Once again, how can E. J. Dionne mangle history by implying that Ronald Reagan -- of the Kemp-Roth tax cuts "for the rich" and the 1986 tax reform -- didn't favor "eviscerating" progressive income taxes? Or that Reagan didn't feel the New Deal was a liberal power grab? The liberal media spent the Reagan years presenting Reagan as an extremist, but now that he's gone, he's somehow become an avuncular squish. Dionne also presented "staunch conservative" David Frum as being cast out by the far right:

Moderation, very much alive on the center-left and among Democrats, is so dead in the Republican Party and on the right that even a staunch conservative such as David Frum, a former George W. Bush speechwriter and No Labels co-founder, is an apostate.

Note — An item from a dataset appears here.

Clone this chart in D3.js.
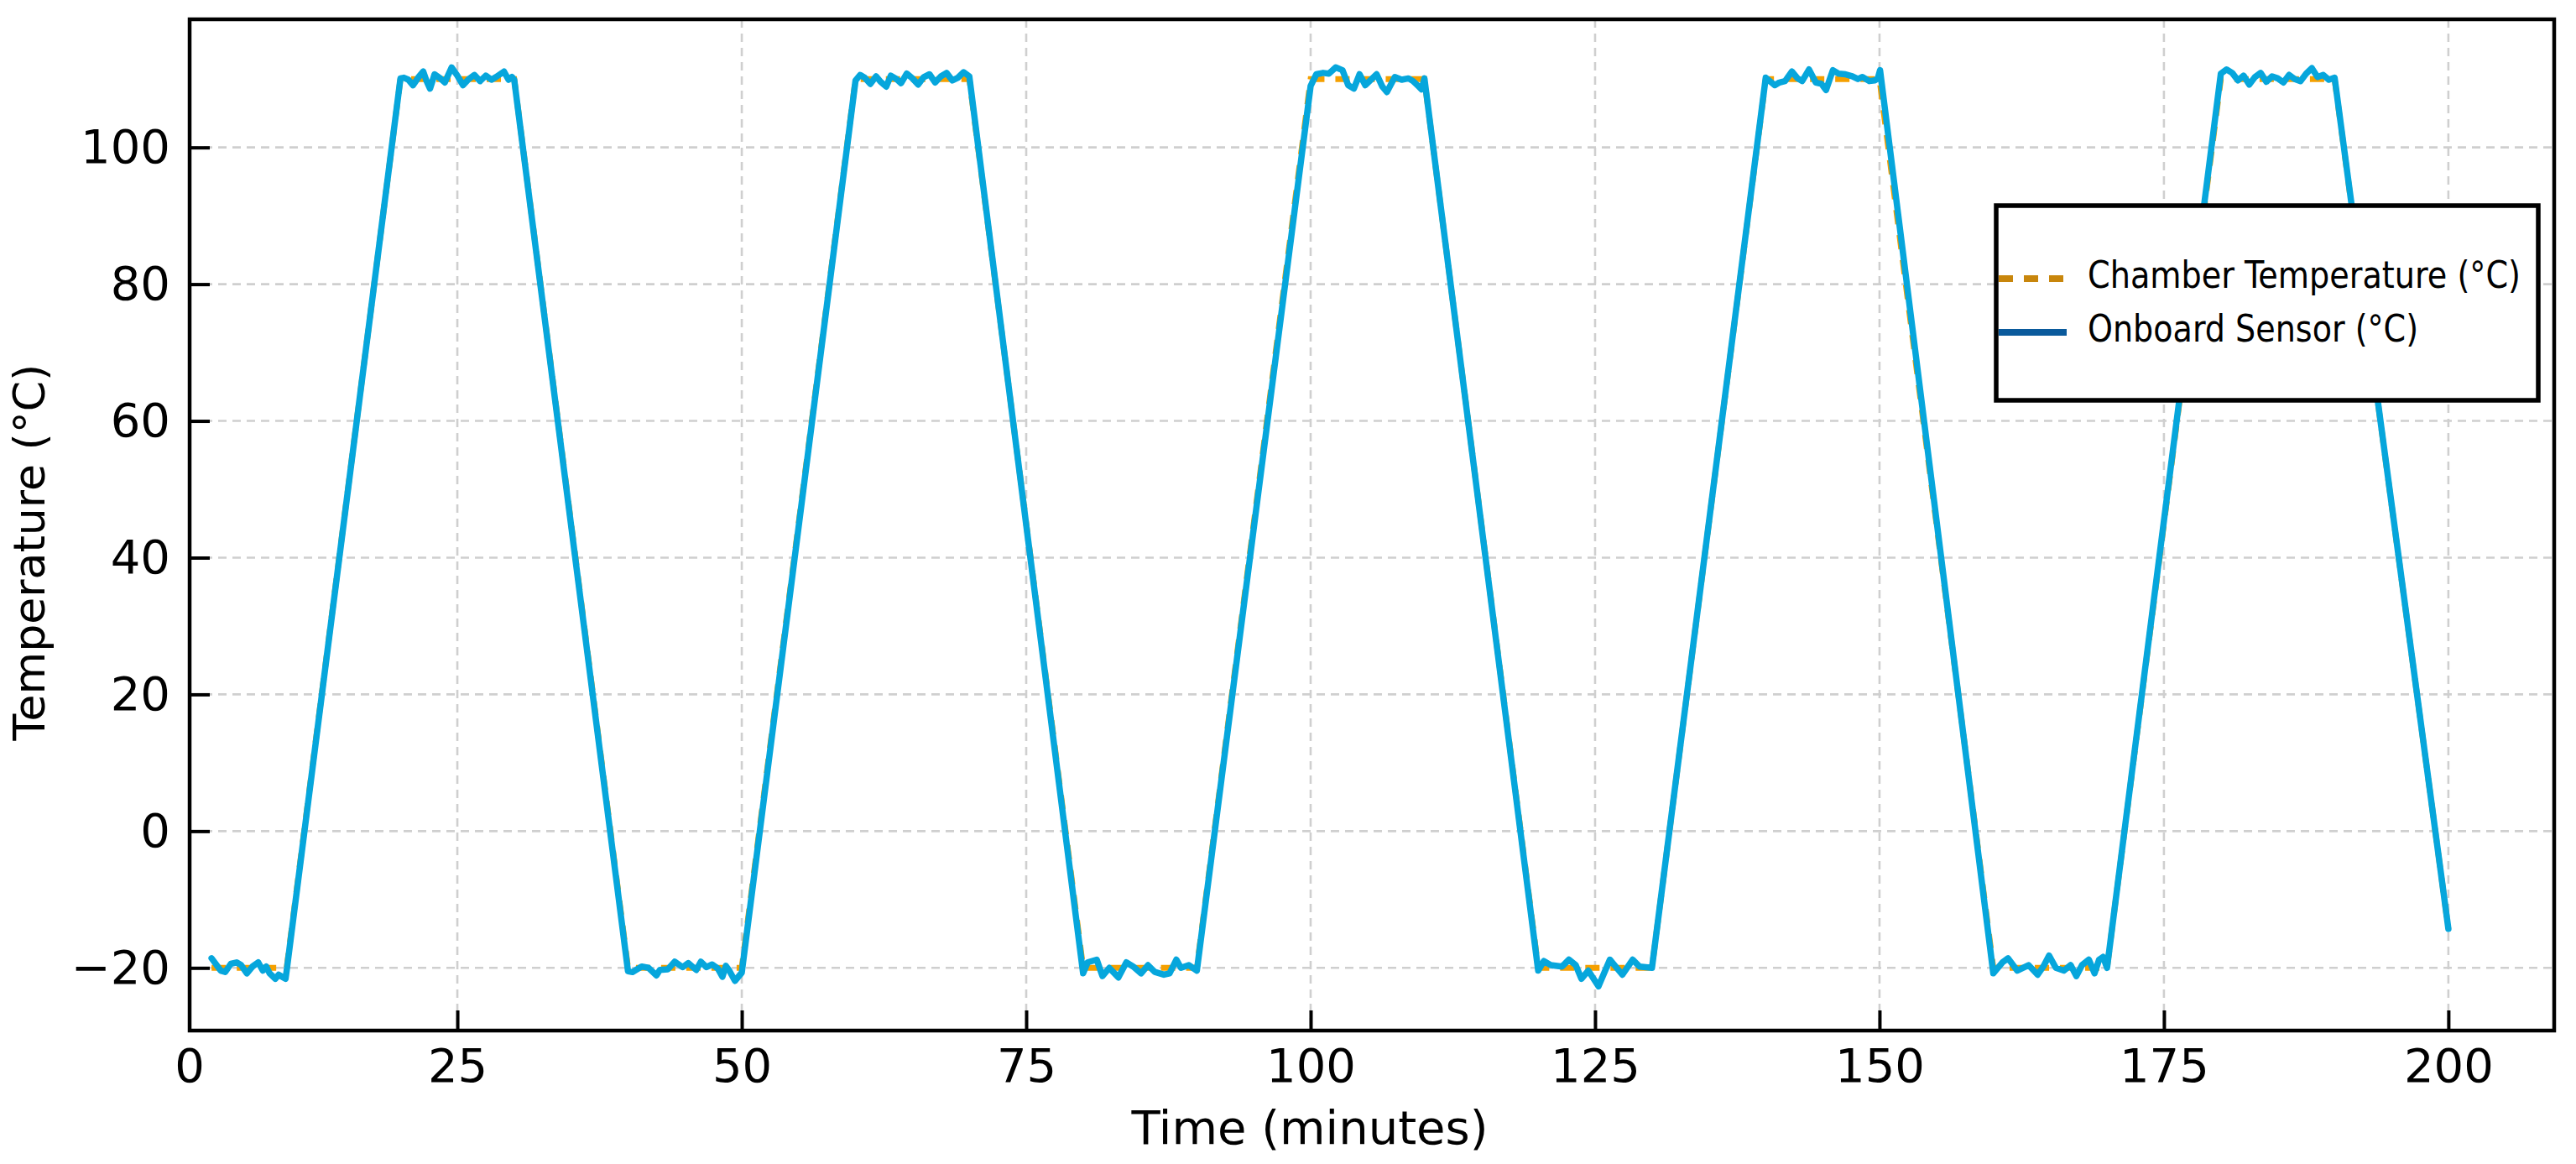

He was too quick to raise questions about Sarah Palin's qualifications and dares to think that Republicans need to get serious about problems such as health care.

The No Labelers can yet be a constructive force if they remind us of how extreme the right has become and help broker an alliance between the center and the left, the only coalition that can realistically stop an ever more zealous brand of conservatism.